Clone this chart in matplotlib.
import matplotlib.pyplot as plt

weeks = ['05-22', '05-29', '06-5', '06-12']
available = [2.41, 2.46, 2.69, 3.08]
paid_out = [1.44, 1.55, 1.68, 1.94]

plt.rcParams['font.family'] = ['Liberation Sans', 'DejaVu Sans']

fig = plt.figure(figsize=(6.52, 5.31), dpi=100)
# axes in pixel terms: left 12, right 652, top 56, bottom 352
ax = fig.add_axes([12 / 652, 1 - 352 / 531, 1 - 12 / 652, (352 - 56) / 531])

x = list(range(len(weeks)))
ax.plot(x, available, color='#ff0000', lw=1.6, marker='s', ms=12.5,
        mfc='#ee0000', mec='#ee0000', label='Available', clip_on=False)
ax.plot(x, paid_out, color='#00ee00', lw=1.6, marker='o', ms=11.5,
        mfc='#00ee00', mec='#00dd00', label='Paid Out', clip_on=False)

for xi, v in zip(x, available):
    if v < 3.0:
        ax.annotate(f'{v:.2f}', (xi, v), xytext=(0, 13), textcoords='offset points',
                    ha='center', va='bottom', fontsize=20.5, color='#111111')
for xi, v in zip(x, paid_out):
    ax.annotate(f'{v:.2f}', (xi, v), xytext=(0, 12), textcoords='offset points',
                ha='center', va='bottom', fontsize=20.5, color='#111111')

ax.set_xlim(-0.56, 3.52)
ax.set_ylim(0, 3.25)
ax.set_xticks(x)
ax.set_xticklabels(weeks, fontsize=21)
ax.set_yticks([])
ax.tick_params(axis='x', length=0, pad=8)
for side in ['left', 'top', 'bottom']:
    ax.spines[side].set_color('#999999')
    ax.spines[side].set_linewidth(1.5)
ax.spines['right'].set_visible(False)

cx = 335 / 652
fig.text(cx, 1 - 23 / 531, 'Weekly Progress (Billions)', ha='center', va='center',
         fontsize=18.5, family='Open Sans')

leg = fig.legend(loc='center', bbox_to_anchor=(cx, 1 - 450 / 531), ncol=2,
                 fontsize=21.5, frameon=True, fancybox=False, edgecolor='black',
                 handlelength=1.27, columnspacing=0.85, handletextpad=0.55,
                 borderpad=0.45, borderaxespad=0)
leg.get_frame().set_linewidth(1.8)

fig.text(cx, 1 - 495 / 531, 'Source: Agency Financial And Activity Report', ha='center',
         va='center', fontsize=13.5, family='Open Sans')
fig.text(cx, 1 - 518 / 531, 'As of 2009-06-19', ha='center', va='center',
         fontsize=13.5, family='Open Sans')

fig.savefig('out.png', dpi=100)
◇ ◇ ◇ ◇ ◇
> _What you are asked to do_
From the first line of the data through the line with "plt.rcParams['font.family'] = ['Liberation", quote each line exactly and add nothing else.

> _Expected answer_
Clone this chart in matplotlib.
import matplotlib.pyplot as plt

weeks = ['05-22', '05-29', '06-5', '06-12']
available = [2.41, 2.46, 2.69, 3.08]
paid_out = [1.44, 1.55, 1.68, 1.94]

plt.rcParams['font.family'] = ['Liberation Sans', 'DejaVu Sans']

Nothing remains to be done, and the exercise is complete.